22.34, Thursday 18 Apr 2002

"It's official - Microsoft owns the UK's Government Gateway" say The Register. I'd have to disagree.

The UK Government are doing a lot to improve interoperability between the citizen, local government and central departments. For the most part this is started in something called the Government Data Standards Catalogue, a comprehensive directory of data elements and their validation rules (eg, structured and unstructured addresses, NHS numbers, sex categories [the NHS use six, so it's not as easy as it sounds]). Using that as a basis, you can build up messages to model the business process -- SOAP and WSDL are more than likely to be mandatory for new systems very soon. And so if the messages themselves don't match, at least the data items do, and transforming XML messages is reasonably easy. Some processes are being modelled at a central level and applied across government departments; others are being done by private companies as part of publicly-funded "Pathfinder" projects (which have an explicit objective of social inclusion).
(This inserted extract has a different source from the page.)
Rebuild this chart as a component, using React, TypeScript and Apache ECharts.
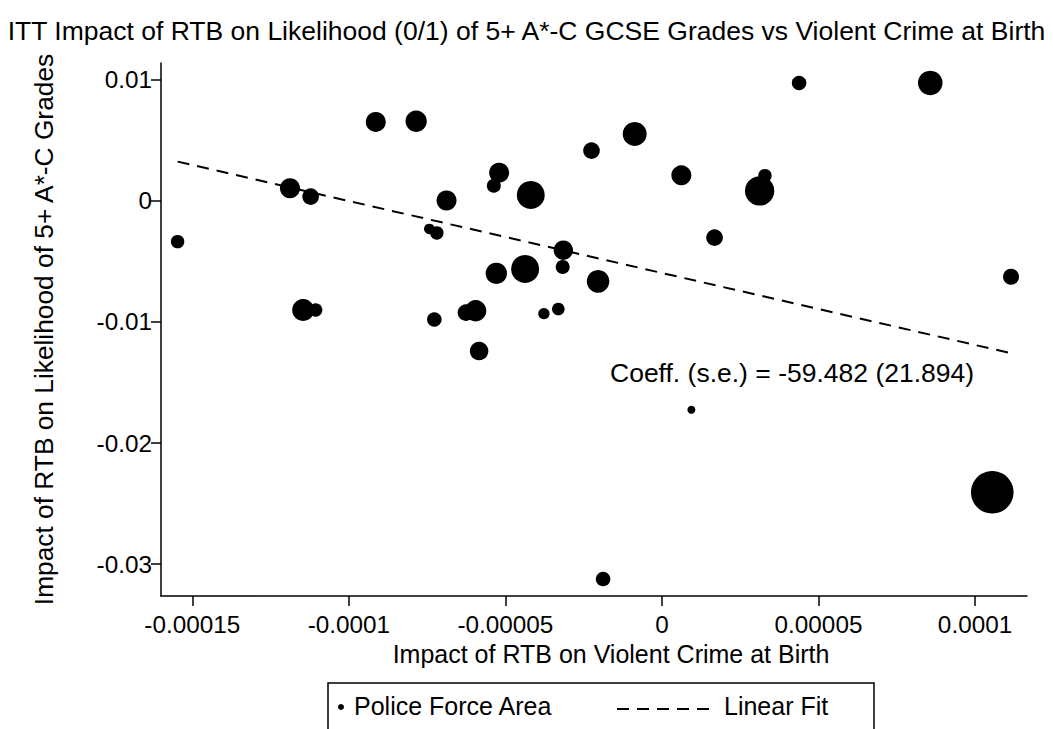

The whole activity is being done with both public sector and industry involvement. The upshot of this all is a government using Web Services to achieve joined-upness [a technical term...].
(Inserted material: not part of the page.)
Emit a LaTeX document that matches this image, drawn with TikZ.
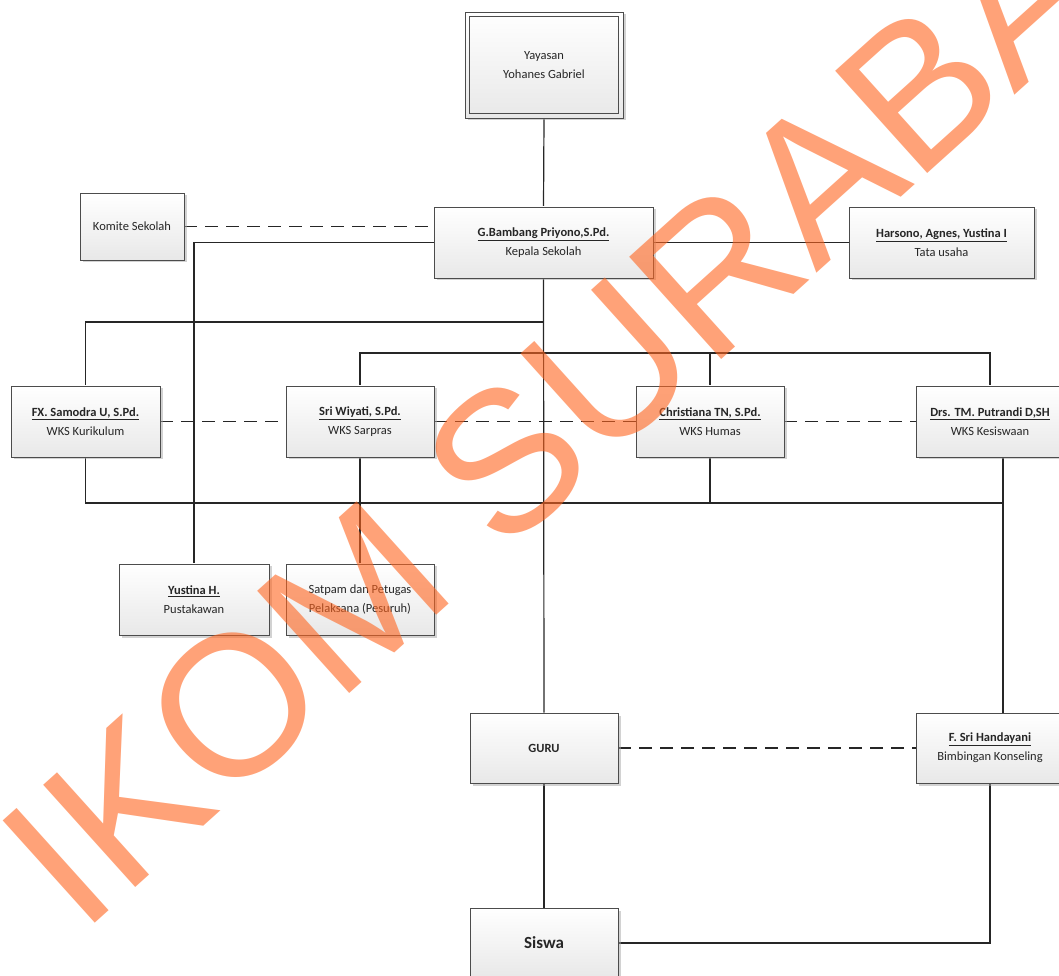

Now where does the Government Gateway come in? The Gateway is supposed to be a few things: partially a portal to all of this, and secondly a clearinghouse to hold the business logic of the transactions, to throw the messages to all the correct places. Lastly it will also provide authentication procedures. Where's the lock-in? I don't believe there is any. The interfaces provided by the local government bodies at least are/will be documented and publicly available. I mean, obviously I worry that Microsoft are going to close all this up, or if not close it up then make an enormous amount of money out of a not completely open system -- but the way I've seen it going so far, the government people working on it are surprisingly clueful and the definition groups impartial and rigorous. [How do I know this? For work, we just built a Web Services based local government Pathfinder. It's all pretty cool.]